Find all lines in the records that include the word "standalone", and copy them out.
___
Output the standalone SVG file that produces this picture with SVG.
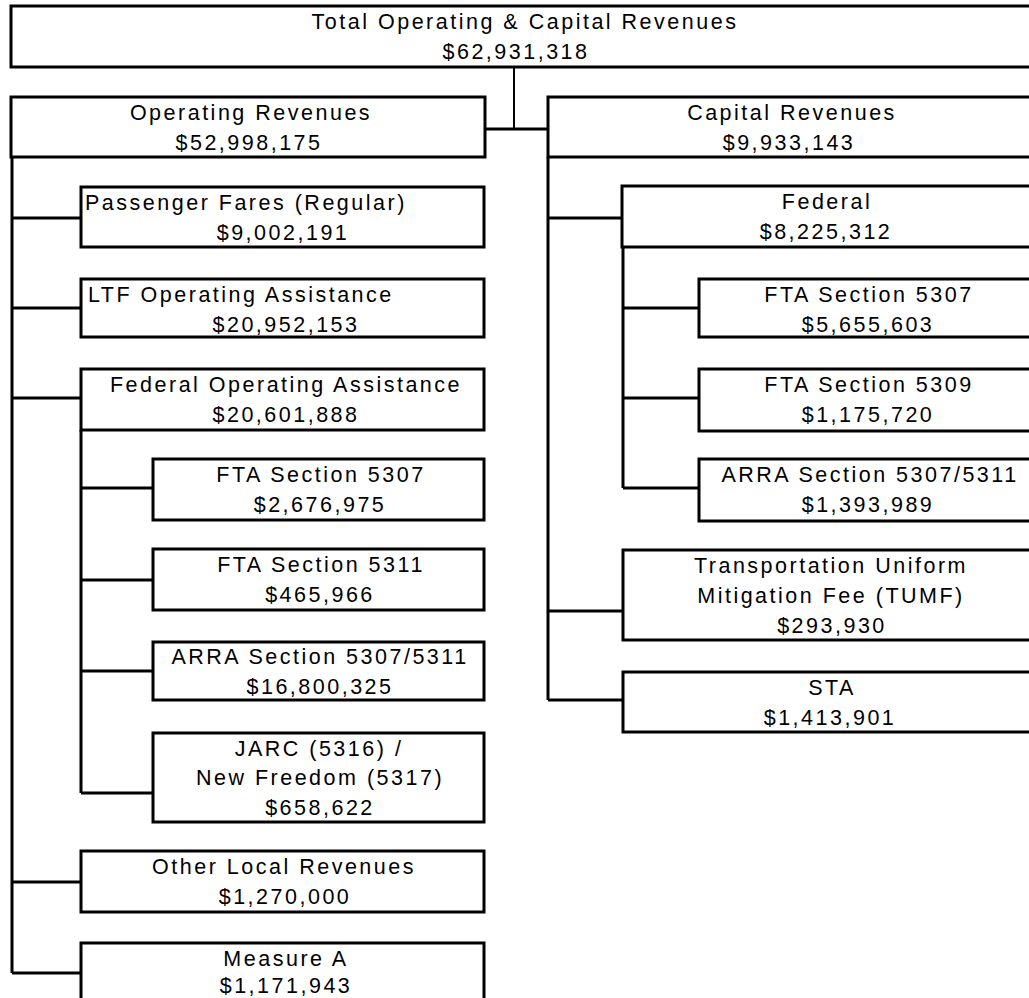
<svg xmlns="http://www.w3.org/2000/svg" width="1029" height="998" viewBox="0 0 1029 998">
<style>
.box{fill:#fff;stroke:#000;stroke-width:3}
.c{fill:none;stroke:#000;stroke-width:3}
text{font-family:"Liberation Sans",Arial,sans-serif;font-size:21.5px;letter-spacing:2.5px;fill:#000}
.m{text-anchor:middle}
</style>
<rect width="1029" height="998" fill="#fff"/>
<g id="connectors">
<path class="c" style="stroke-width:2" d="M514,67V129"/>
<path class="c" d="M485,129H548"/>
<path class="c" d="M12,157V973M12,218H81M12,308H81M12,398H81M12,882H81M12,973H81"/>
<path class="c" d="M81,430V793M81,488H153M81,580H153M81,671H153M81,793H153"/>
<path class="c" d="M548,157V700M548,218H622M548,611H623M548,700H623"/>
<path class="c" d="M623,247V488M623,308H699M623,398H699M623,488H699"/>
</g>
<g id="total">
<rect class="box" x="11" y="6" width="1022" height="61"/>
<text class="m" x="525" y="29">Total Operating &amp; Capital Revenues</text>
<text class="m" x="516" y="59">$62,931,318</text>
</g>
<g id="operating">
<rect class="box" x="11" y="97" width="474" height="60"/>
<text class="m" x="251" y="120">Operating Revenues</text>
<text class="m" x="249" y="150">$52,998,175</text>
</g>
<g id="capital">
<rect class="box" x="548" y="97" width="485" height="60"/>
<text class="m" x="792" y="120">Capital Revenues</text>
<text class="m" x="789" y="150">$9,933,143</text>
</g>
<g id="passenger">
<rect class="box" x="81" y="187" width="403" height="60"/>
<text x="85" y="210">Passenger Fares (Regular)</text>
<text class="m" x="283" y="240">$9,002,191</text>
</g>
<g id="ltf">
<rect class="box" x="81" y="279" width="403" height="58"/>
<text x="88" y="302">LTF Operating Assistance</text>
<text class="m" x="286" y="332">$20,952,153</text>
</g>
<g id="fedop">
<rect class="box" x="81" y="369" width="403" height="61"/>
<text class="m" x="286" y="392">Federal Operating Assistance</text>
<text class="m" x="286" y="422">$20,601,888</text>
</g>
<g id="fta5307L">
<rect class="box" x="153" y="459" width="331" height="61"/>
<text class="m" x="321" y="482">FTA Section 5307</text>
<text class="m" x="320" y="512">$2,676,975</text>
</g>
<g id="fta5311L">
<rect class="box" x="153" y="549" width="331" height="61"/>
<text class="m" x="321" y="572">FTA Section 5311</text>
<text class="m" x="320" y="602">$465,966</text>
</g>
<g id="arraL">
<rect class="box" x="153" y="642" width="331" height="58"/>
<text class="m" x="320" y="664">ARRA Section 5307/5311</text>
<text class="m" x="320" y="694">$16,800,325</text>
</g>
<g id="jarc">
<rect class="box" x="153" y="733" width="331" height="89"/>
<text class="m" x="319" y="756">JARC (5316) /</text>
<text class="m" x="320" y="785">New Freedom (5317)</text>
<text class="m" x="320" y="815">$658,622</text>
</g>
<g id="otherlocal">
<rect class="box" x="81" y="851" width="403" height="61"/>
<text class="m" x="284" y="874">Other Local Revenues</text>
<text class="m" x="285" y="904">$1,270,000</text>
</g>
<g id="measurea">
<rect class="box" x="81" y="943" width="403" height="70"/>
<text class="m" x="286" y="966">Measure A</text>
<text class="m" x="286" y="993">$1,171,943</text>
</g>
<g id="federal">
<rect class="box" x="622" y="186" width="411" height="61"/>
<text class="m" x="827" y="209">Federal</text>
<text class="m" x="826" y="239">$8,225,312</text>
</g>
<g id="fta5307R">
<rect class="box" x="699" y="279" width="334" height="58"/>
<text class="m" x="869" y="302">FTA Section 5307</text>
<text class="m" x="868" y="332">$5,655,603</text>
</g>
<g id="fta5309">
<rect class="box" x="699" y="369" width="334" height="62"/>
<text class="m" x="869" y="392">FTA Section 5309</text>
<text class="m" x="868" y="422">$1,175,720</text>
</g>
<g id="arraR">
<rect class="box" x="699" y="459" width="334" height="62"/>
<text class="m" x="870" y="482">ARRA Section 5307/5311</text>
<text class="m" x="868" y="512">$1,393,989</text>
</g>
<g id="tumf">
<rect class="box" x="623" y="550" width="410" height="90"/>
<text class="m" x="831" y="573">Transportation Uniform</text>
<text class="m" x="831" y="603">Mitigation Fee (TUMF)</text>
<text class="m" x="832" y="633">$293,930</text>
</g>
<g id="sta">
<rect class="box" x="623" y="672" width="410" height="60"/>
<text class="m" x="832" y="695">STA</text>
<text class="m" x="830" y="725">$1,413,901</text>
</g>
</svg>
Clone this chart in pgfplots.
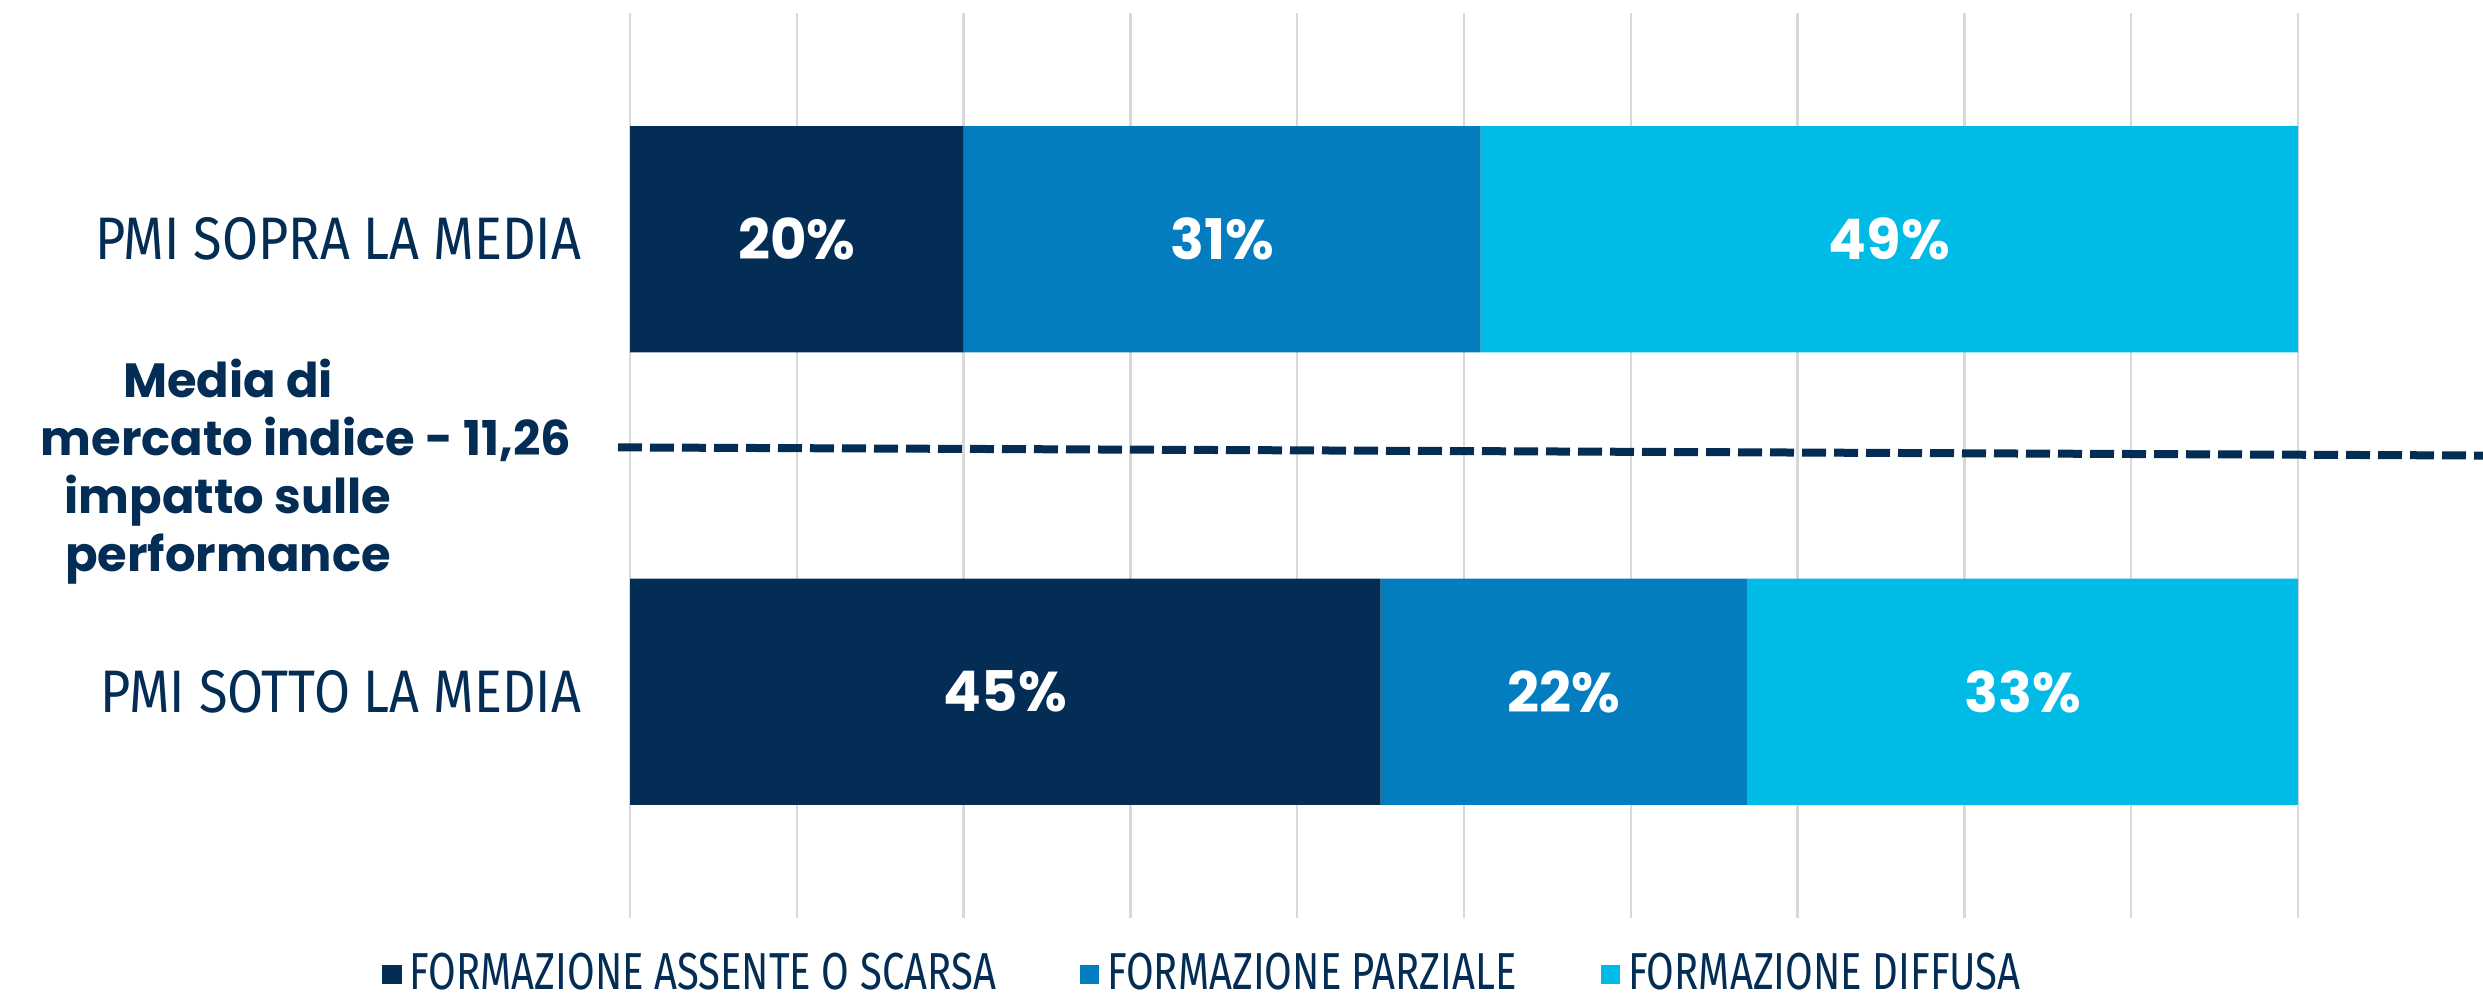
\documentclass[border=0pt]{standalone}
\usepackage{pgfplots}
\pgfplotsset{compat=1.18}
\usepackage{fontspec}
\setmainfont{Fira Sans}
\newfontfamily\condfont[FakeStretch=0.87]{Fira Sans}
\newfontfamily\legfont[FakeStretch=0.77]{Fira Sans}
\newfontfamily\popfont{Poppins}
\definecolor{navy}{HTML}{032D55}
\definecolor{midblue}{HTML}{037DC0}
\definecolor{lightblue}{HTML}{00BBE5}
\definecolor{gridgray}{HTML}{D9D9D9}
\begin{document}
\begin{tikzpicture}
\path[use as bounding box] (0,0) rectangle (620.75pt,249pt);
\pgfplotsset{base/.style={at={(157.5pt,19.5pt)}, anchor=south west, scale only axis,
  width=417pt, height=226.25pt, xmin=0, xmax=100, ymin=-0.5, ymax=1.5,
  axis line style={draw=none}, tick style={draw=none}}}
\begin{axis}[base, xbar stacked, bar width=0.5,
  xtick={0,10,...,100}, xticklabels={}, xmajorgrids,
  grid style={gridgray, line width=0.6pt},
  ytick={0,1}, yticklabels={PMI SOTTO LA MEDIA, PMI SOPRA LA MEDIA},
  yticklabel style={font=\condfont\fontsize{15}{18}\selectfont, text=navy, anchor=east, inner sep=0pt, xshift=-12pt},
  legend style={at={(0.345,-0.062)}, anchor=center, draw=none, fill=none, legend columns=3,
    font=\legfont\fontsize{13}{14}\selectfont, text=navy,
    /tikz/every even column/.append style={column sep=19pt}},
  legend image code/.code={\fill[#1] (0pt,-2.4pt) rectangle (4.8pt,2.4pt);}]
\addplot[fill=navy, draw=none] coordinates {(45,0) (20,1)};
\addlegendentry{FORMAZIONE ASSENTE O SCARSA}
\addplot[fill=midblue, draw=none] coordinates {(22,0) (31,1)};
\addlegendentry{FORMAZIONE PARZIALE}
\addplot[fill=lightblue, draw=none] coordinates {(33,0) (49,1)};
\addlegendentry{FORMAZIONE DIFFUSA}
\end{axis}
\begin{axis}[base, hide axis, clip=false]
\addplot[navy, line width=2pt, dash pattern=on 6pt off 2pt] coordinates {(-0.72,0.540) (111.1,0.522)};
\addplot[draw=none, mark=none, point meta=explicit symbolic, nodes near coords,
  every node near coord/.append style={anchor=center, text=white, font=\popfont\bfseries\fontsize{14}{16}\selectfont}]
  coordinates {(10,1) [20\%] (35.5,1) [31\%] (75.5,1) [49\%] (22.5,0) [45\%] (56,0) [22\%] (83.5,0) [33\%]};
\end{axis}
\node[align=center, font=\popfont\bfseries\fontsize{12}{14.5}\selectfont, text=navy, anchor=center]
  at (57pt,131pt) {Media di\\mercato indice\rlap{ - 11,26}\\impatto sulle\\performance};
\end{tikzpicture}
\end{document}
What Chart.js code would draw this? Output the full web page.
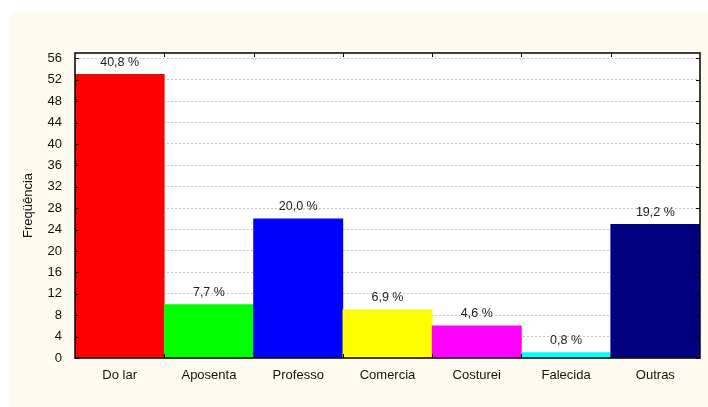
<!DOCTYPE html>
<html>
<head>
<meta charset="utf-8">
<script src="https://cdn.jsdelivr.net/npm/chart.js@4"></script>
<style>
  html, body { margin: 0; padding: 0; background: #fff; }
  #wrap { width: 708px; height: 407px; position: relative; }
</style>
</head>
<body>
<div id="wrap"><canvas id="freqChart" width="708" height="407"></canvas></div>
<script>
const categories = ['Do lar', 'Aposenta', 'Professo', 'Comercia', 'Costurei', 'Falecida', 'Outras'];
const counts = [53, 10, 26, 9, 6, 1, 25];
const barColors = ['#ff0000', '#00ff00', '#0000ff', '#ffff00', '#ff00ff', '#00ffff', '#000080'];
const yTicks = [0, 4, 8, 12, 16, 20, 24, 28, 32, 36, 40, 44, 48, 52, 56];

const total = counts.reduce((a, b) => a + b, 0);
const pctLabels = counts.map(v => (v / total * 100).toFixed(1).replace('.', ',') + ' %');

const FONT = '"Liberation Sans", Arial, sans-serif';

// cream page background + white plot area
const background = {
    id: 'background',
    beforeDraw(chart) {
        const { ctx, chartArea: a } = chart;
        ctx.save();
        ctx.fillStyle = '#fffaf0';
        ctx.fillRect(10, 12, chart.width - 10, chart.height - 12);
        ctx.fillStyle = '#ffffff';
        ctx.fillRect(a.left, a.top, a.right - a.left, a.bottom - a.top);
        ctx.restore();
    }
};

// frame with inward tick marks, and percent labels above bars
const frameAndLabels = {
    id: 'frameAndLabels',
    afterDatasetsDraw(chart) {
        const { ctx, chartArea: a, scales } = chart;
        ctx.save();
        ctx.strokeStyle = '#000';
        ctx.lineWidth = 1.5;
        ctx.strokeRect(a.left, a.top, a.right - a.left, a.bottom - a.top);

        ctx.lineWidth = 1;
        ctx.beginPath();
        yTicks.forEach(v => {
            const y = Math.round(scales.y.getPixelForValue(v)) + 0.5;
            ctx.moveTo(a.left, y); ctx.lineTo(a.left + 4, y);
            ctx.moveTo(a.right, y); ctx.lineTo(a.right - 4, y);
        });
        const step = (a.right - a.left) / categories.length;
        for (let i = 1; i < categories.length; i++) {
            const x = Math.round(a.left + i * step) + 0.5;
            ctx.moveTo(x, a.top); ctx.lineTo(x, a.top + 4);
            ctx.moveTo(x, a.bottom); ctx.lineTo(x, a.bottom - 4);
        }
        ctx.stroke();

        ctx.fillStyle = '#222';
        ctx.font = '12.5px ' + FONT;
        ctx.textAlign = 'center';
        ctx.textBaseline = 'middle';
        chart.getDatasetMeta(0).data.forEach((bar, i) => {
            ctx.fillText(pctLabels[i], bar.x, bar.y - 12);
        });
        ctx.restore();
    }
};

new Chart(document.getElementById('freqChart').getContext('2d'), {
    type: 'bar',
    data: {
        labels: categories,
        datasets: [{
            data: counts,
            backgroundColor: barColors,
            borderWidth: 0,
            barPercentage: 1,
            categoryPercentage: 1
        }]
    },
    options: {
        responsive: false,
        animation: false,
        layout: { padding: { top: 53, right: 8, left: 0, bottom: 0 } },
        plugins: {
            legend: { display: false },
            tooltip: { enabled: false }
        },
        scales: {
            x: {
                grid: { display: false },
                border: { display: false },
                ticks: { color: '#111', font: { family: FONT, size: 13 }, padding: 2 },
                afterFit: scale => { scale.height = 49; }
            },
            y: {
                min: 0,
                max: 57,
                grid: { color: '#c4c4c4', lineWidth: 1, drawTicks: false },
                border: { display: false, dash: [2, 2] },
                ticks: {
                    stepSize: 4,
                    includeBounds: false,
                    color: '#111',
                    padding: 13,
                    font: { family: FONT, size: 13 }
                },
                title: {
                    display: true,
                    text: 'Freqüência',
                    color: '#111',
                    font: { family: FONT, size: 13 },
                    padding: { top: 21, bottom: 0 }
                },
                afterFit: scale => { scale.width = 75; }
            }
        }
    },
    plugins: [background, frameAndLabels]
});
</script>
</body>
</html>
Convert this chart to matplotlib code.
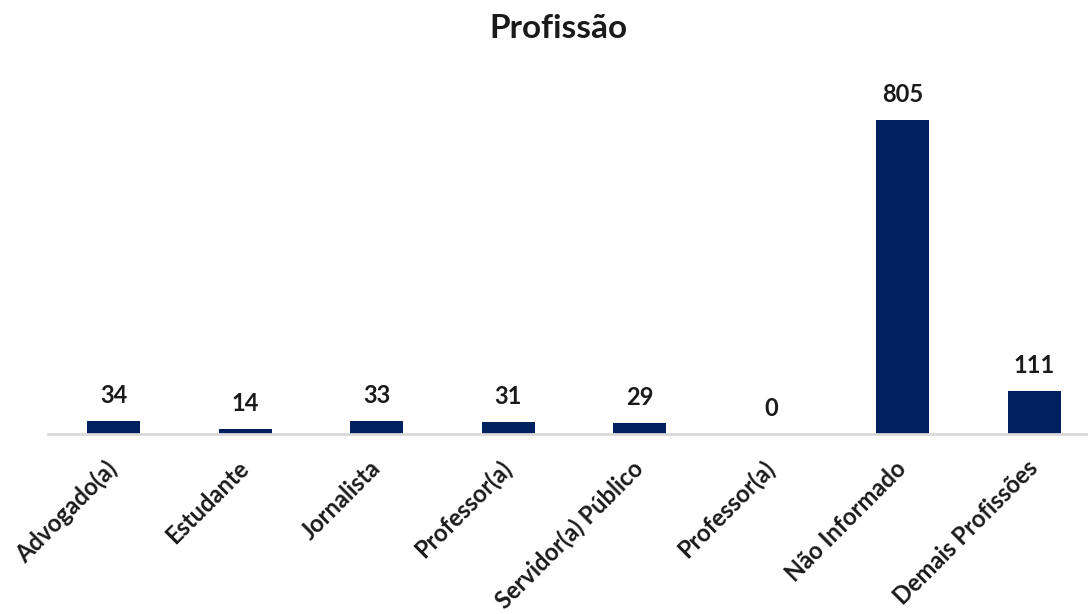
___
**Correct result**
Output the standalone SVG file that produces this picture with SVG.
\documentclass[border=0pt]{standalone}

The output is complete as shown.